Le lendemain de notre arrivée au camp, la pluie se mit à tomber, et nous dûmes travailler de 7 heures jusqu’à 3 heures du soir sons l’averse. Une fois rentrés au camp, nous ne pûmes nous sécher, car il fallut aussitôt couper du bois et éplucher des pommes de terre.
Le troisième jour, comme la pluie continuait toujours à tomber, trois d’entre nous eurent le courage de refuser de travailler dans ces conditions. Vingt-deux autres se joignirent à leur protestation. Le capitaine se mit en colère et ordonna des mesures sévères, qui, pourtant, ne furent pas appliquées. Enfin, quatorze d’entre nous demandèrent leurs papiers qu’on ne leur délivra qu’à contre-cœur et en les couvrant des pires injures.
[|VIII|]
Position des communistes anti-parlementaires de l’Union des Travailleurs Communistes (K.A.U.).

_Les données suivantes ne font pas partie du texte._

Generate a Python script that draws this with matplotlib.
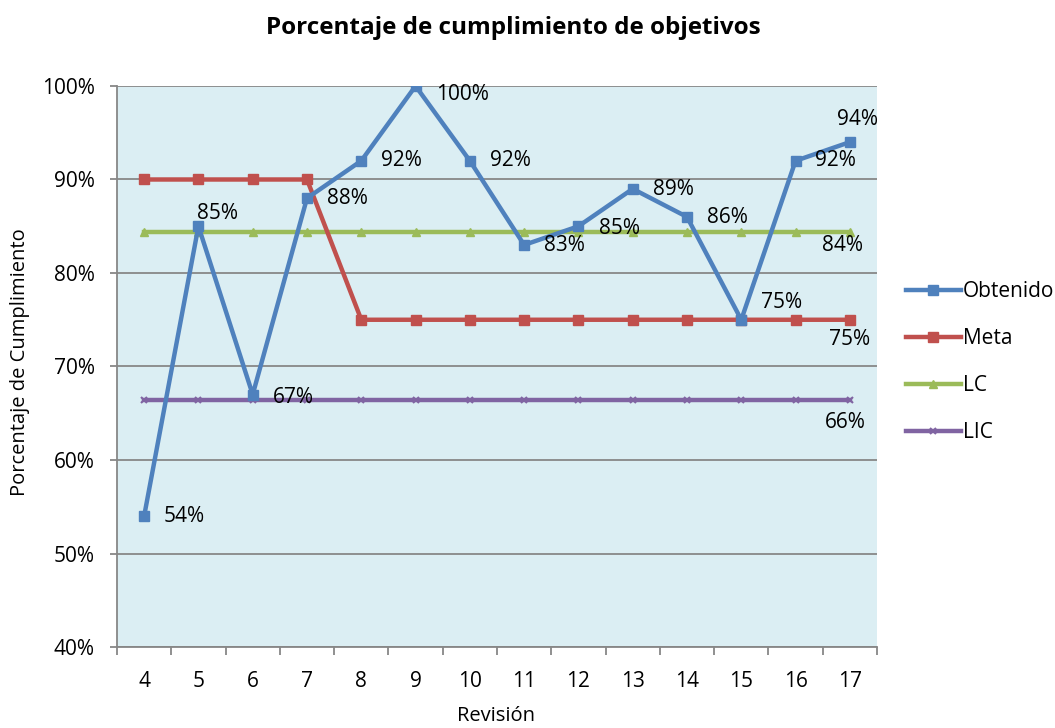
import matplotlib.pyplot as plt
from matplotlib.ticker import FixedLocator, PercentFormatter

plt.rcParams['font.family'] = ['Open Sans', 'DejaVu Sans']

revisions = [4, 5, 6, 7, 8, 9, 10, 11, 12, 13, 14, 15, 16, 17]
obtenido = [54, 85, 67, 88, 92, 100, 92, 83, 85, 89, 86, 75, 92, 94]
meta = [90, 90, 90, 90, 75, 75, 75, 75, 75, 75, 75, 75, 75, 75]
lc = [84.4] * 14
lic = [66.4] * 14

BLUE = '#4F81BD'
RED = '#C0504D'
GREEN = '#9BBB59'
PURPLE = '#8064A2'
GRID = '#878787'
FS = 15

fig = plt.figure(figsize=(10.55, 7.28), dpi=100)
ax = fig.add_axes([117 / 1055, 1 - 647 / 728, 760 / 1055, 561 / 728])
ax.set_facecolor('#DBEEF3')

ax.plot(revisions, obtenido, color=BLUE, lw=3.2, marker='s', ms=7, label='Obtenido', zorder=5)
ax.plot(revisions, meta, color=RED, lw=3.2, marker='s', ms=7, label='Meta', zorder=4)
ax.plot(revisions, lc, color=GREEN, lw=3.2, marker='^', ms=6, label='LC', zorder=3)
ax.plot(revisions, lic, color=PURPLE, lw=3.2, marker='x', ms=5, mew=1.5, label='LIC', zorder=3)

# data label offsets (pixels) for the Obtenido series
offsets = [(40, 0), (19, 13), (41, -3), (40, 0), (40, 0), (47, -9), (41, 0),
           (40, -1), (41, -2), (41, -1), (40, -1), (40, 17), (40, 0), (8, 23)]
for x, y, (dx, dy) in zip(revisions, obtenido, offsets):
    ax.annotate(f'{y:.0f}%', (x, y), xytext=(dx, dy), textcoords='offset pixels',
                ha='center', va='center', fontsize=FS, zorder=6)

ax.annotate(f'{lc[-1]:.0f}%', (revisions[-1], lc[-1]), xytext=(-7, -14),
            textcoords='offset pixels', ha='center', va='center', fontsize=FS)
ax.annotate(f'{meta[-1]:.0f}%', (revisions[-1], meta[-1]), xytext=(0, -20),
            textcoords='offset pixels', ha='center', va='center', fontsize=FS)
ax.annotate(f'{lic[-1]:.0f}%', (revisions[-1], lic[-1]), xytext=(-5, -22),
            textcoords='offset pixels', ha='center', va='center', fontsize=FS)

ax.set_xlim(3.5, 17.5)
ax.set_ylim(40, 100)
ax.set_yticks(range(40, 101, 10))
ax.yaxis.set_major_formatter(PercentFormatter(decimals=0))
ax.yaxis.grid(True, color=GRID, lw=1.3)
ax.set_axisbelow(True)

ax.set_xticks(revisions)
ax.xaxis.set_minor_locator(FixedLocator([r - 0.5 for r in revisions] + [17.5]))
ax.tick_params(axis='x', which='major', length=0, pad=17, labelsize=FS)
ax.tick_params(axis='x', which='minor', length=6, color=GRID, width=1.3)
ax.tick_params(axis='y', length=5, color=GRID, width=1.3, labelsize=FS, pad=11)

for s in ['top', 'right']:
    ax.spines[s].set_visible(False)
for s in ['left', 'bottom']:
    ax.spines[s].set_color(GRID)
    ax.spines[s].set_linewidth(1.3)

fig.text(496 / 1055, 1 - 716 / 728, 'Revisión', ha='center', va='center', fontsize=14.5)
fig.text(20 / 1055, 1 - 362 / 728, 'Porcentaje de Cumplimiento', ha='center',
         va='center', rotation=90, fontsize=14.5)
fig.text(513 / 1055, 1 - 28 / 728, 'Porcentaje de cumplimiento de objetivos',
         ha='center', va='center', fontsize=17.5, fontweight='bold')

ax.legend(loc='center left', bbox_to_anchor=(898 / 1055, 1 - 362 / 728),
          bbox_transform=fig.transFigure, frameon=False, borderaxespad=0,
          fontsize=FS, handlelength=2.6, handletextpad=0.1, labelspacing=1.25)

fig.savefig('out.png', dpi=100)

L’instauration du service civil ne sert, en tout et pour tout, que les intérêts de la bourgeoisie et du fascisme en faillite. Elle signifie pour la jeunesse prolétarienne une exploitation inouïe : douze à quatorze heures de dur travail journalier, sans aucune garantie relative au repos hebdomadaire, à la protection contre les accidents et à l’hygiène la plus élémentaire. Elle conduit à la militarisation de la jeunesse ouvrière en attendant que celle-ci soit jetée dans la guerre impérialiste. Elle prépare la formation d’une gigantesque organisation de briseurs de grèves qu’on pourra employer contre les intérêts du prolétariat tout entier.
Pour le moment, le caractère officiellement obligatoire du service civil tel que le désire M. Schleicher, ministre de la Reichswehr, n’est pas encore eu application ; d’après le ministre Schäffer, « le volontariat suffit à remplir les possibilités et les besoins actuels. »
C’est d’autant plus le moment pour la jeunesse révolutionnaire ouvrière de prendre ses mesures de lutte contre le service civil en constituant ses conseils scolaires dans les cours d’apprentissage et en formant des comités d’action des jeunesses révolutionnaires sur la base de l’usine et du bureau de pointage, avec le programme suivant :
Organisation de la résistance de masse de la jeunesse prolétarienne contre le travail forcé prévu sous le nom de service civil obligatoire. Création de liaisons directes avec les ouvriers adultes pour un front uni des jeunes et des vieux, pour aboutir à un refus ouvert et organisé du service civil soutenu par un mouvement de grève générale de toute la classe ouvrière.